[Work required]
Restate, exactly and without pictures, the lines from the start of the listing below through the line holding "ys = alt.Scale(domain=[47, 51], nice=False, zero=False)".

[Provided material]
________________________
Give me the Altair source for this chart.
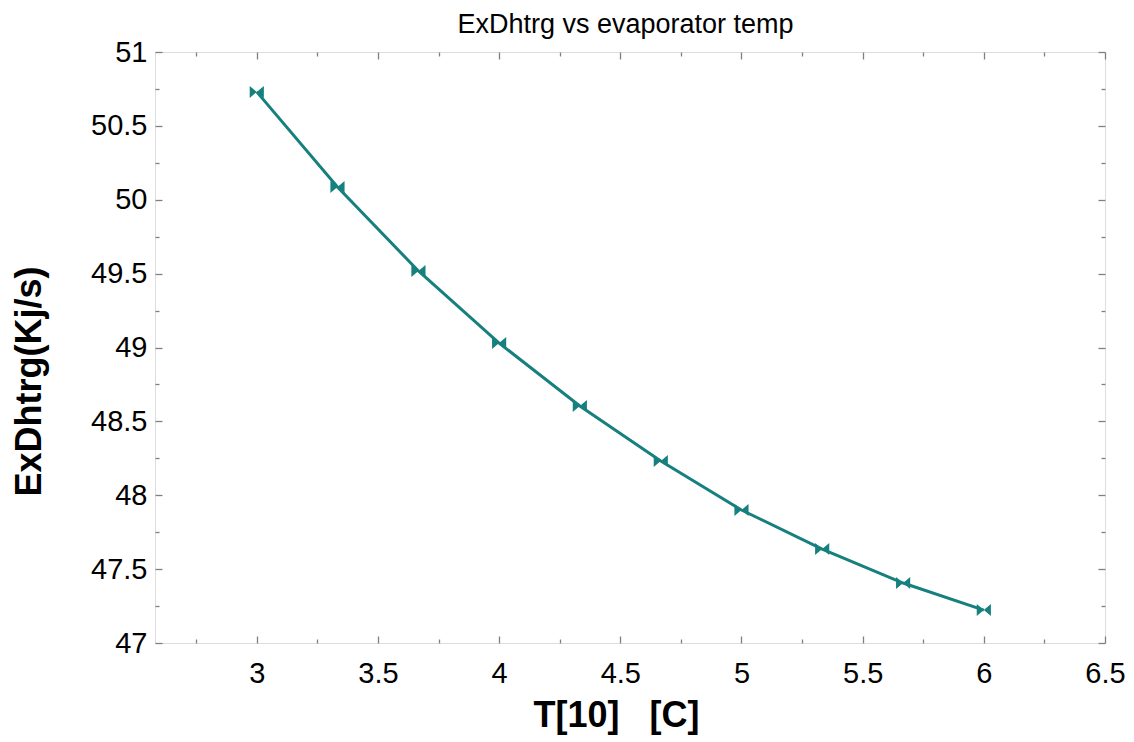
import altair as alt
import pandas as pd

# data
t_evap = [3.0, 3.333, 3.667, 4.0, 4.333, 4.667, 5.0, 5.333, 5.667, 6.0]
exd = [50.73, 50.086, 49.518, 49.03, 48.604, 48.232, 47.90, 47.636, 47.406, 47.223]

x_major = [3, 3.5, 4, 4.5, 5, 5.5, 6, 6.5]
x_minor = [2.75, 3.25, 3.75, 4.25, 4.75, 5.25, 5.75, 6.25]
y_major = [47, 47.5, 48, 48.5, 49, 49.5, 50, 50.5, 51]
y_minor = [47.25, 47.75, 48.25, 48.75, 49.25, 49.75, 50.25, 50.75]

chart_title = "ExDhtrg vs evaporator temp"
x_title = "T[10]\u00a0\u00a0\u00a0[C]"
y_title = "ExDhtrg(Kj/s)"

df = pd.DataFrame({"T": t_evap, "ExD": exd})

TEAL = "#16807e"
GRAY = "#808080"
FONT = "Liberation Sans"
W, H = 950, 591
BOWTIE = "M-1,-0.85L0,0L-1,0.85Z M1,-0.85L0,0L1,0.85Z"

xs = alt.Scale(domain=[2.58, 6.5], nice=False, zero=False)
ys = alt.Scale(domain=[47, 51], nice=False, zero=False)


def tick_axis(orient, values, size, **kw):
    return alt.Axis(orient=orient, values=values, tickSize=size, offset=-size,
                    domain=False, grid=False, labels=False, ticks=True,
                    tickColor=GRAY, tickWidth=1.3, **kw)


x_main = alt.Axis(orient="bottom", values=x_major, tickSize=7, offset=-7,
                  domain=False, grid=False, format="~g",
                  labelFont=FONT, labelFontSize=29, labelColor="black",
                  labelPadding=16, labelFlush=False, labelOverlap=False,
                  tickColor=GRAY, tickWidth=1.3,
                  title=x_title, titleFont=FONT,
                  titleFontSize=36, titleFontWeight="bold", titleColor="black",
                  titleX=461, titleY=90, titleAlign="center",
                  titleBaseline="alphabetic")

y_main = alt.Axis(orient="left", values=y_major, tickSize=7, offset=-7,
                  domain=False, grid=False, format="~g",
                  labelFont=FONT, labelFontSize=29, labelColor="black",
                  labelPadding=8, labelFlush=False, labelOverlap=False,
                  tickColor=GRAY, tickWidth=1.3,
                  title=y_title, titleFont=FONT, titleFontSize=36,
                  titleFontWeight="bold", titleColor="black", titleAngle=270,
                  titleX=-122, titleY=329, titleAlign="center",
                  titleBaseline="alphabetic")

line = alt.Chart(df).mark_line(color=TEAL, strokeWidth=3).encode(
    x=alt.X("T:Q", scale=xs, axis=x_main),
    y=alt.Y("ExD:Q", scale=ys, axis=y_main),
)

points = alt.Chart(df).mark_point(shape=BOWTIE, filled=True, size=200,
                                  color=TEAL, opacity=1).encode(
    x=alt.X("T:Q", scale=xs, axis=tick_axis("bottom", x_minor, 4, title="")),
    y=alt.Y("ExD:Q", scale=ys, axis=tick_axis("left", y_minor, 4, title="")),
)

top_major = alt.Chart(df).mark_point(opacity=0).encode(
    x=alt.X("T:Q", scale=xs, axis=tick_axis(
        "top", x_major, 7, title=chart_title, titleFont=FONT, titleFontSize=27,
        titleFontWeight="normal", titleColor="black", titleX=470, titleY=-27,
        titleAlign="center", titleBaseline="alphabetic")),
    y=alt.Y("ExD:Q", scale=ys, axis=tick_axis("right", y_major, 7, title="")),
)

top_minor = alt.Chart(df).mark_point(opacity=0).encode(
    x=alt.X("T:Q", scale=xs, axis=tick_axis("top", x_minor, 4, title="")),
    y=alt.Y("ExD:Q", scale=ys, axis=tick_axis("right", y_minor, 4, title="")),
)

chart = alt.layer(line, points, top_major, top_minor).resolve_axis(
    x="independent", y="independent"
).properties(
    width=W,
    height=H,
    autosize=alt.AutoSizeParams(type="none"),
    padding={"left": 147, "top": 44, "right": 21, "bottom": 92},
).configure_view(
    stroke=GRAY, strokeWidth=1.5
).configure(background="white")

chart.save("out.html", embed_options={"renderer": "svg", "actions": False})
________________________
[Reply to the exercise]
Give me the Altair source for this chart.
import altair as alt
import pandas as pd

# data
t_evap = [3.0, 3.333, 3.667, 4.0, 4.333, 4.667, 5.0, 5.333, 5.667, 6.0]
exd = [50.73, 50.086, 49.518, 49.03, 48.604, 48.232, 47.90, 47.636, 47.406, 47.223]

x_major = [3, 3.5, 4, 4.5, 5, 5.5, 6, 6.5]
x_minor = [2.75, 3.25, 3.75, 4.25, 4.75, 5.25, 5.75, 6.25]
y_major = [47, 47.5, 48, 48.5, 49, 49.5, 50, 50.5, 51]
y_minor = [47.25, 47.75, 48.25, 48.75, 49.25, 49.75, 50.25, 50.75]

chart_title = "ExDhtrg vs evaporator temp"
x_title = "T[10]\u00a0\u00a0\u00a0[C]"
y_title = "ExDhtrg(Kj/s)"

df = pd.DataFrame({"T": t_evap, "ExD": exd})

TEAL = "#16807e"
GRAY = "#808080"
FONT = "Liberation Sans"
W, H = 950, 591
BOWTIE = "M-1,-0.85L0,0L-1,0.85Z M1,-0.85L0,0L1,0.85Z"

xs = alt.Scale(domain=[2.58, 6.5], nice=False, zero=False)
ys = alt.Scale(domain=[47, 51], nice=False, zero=False)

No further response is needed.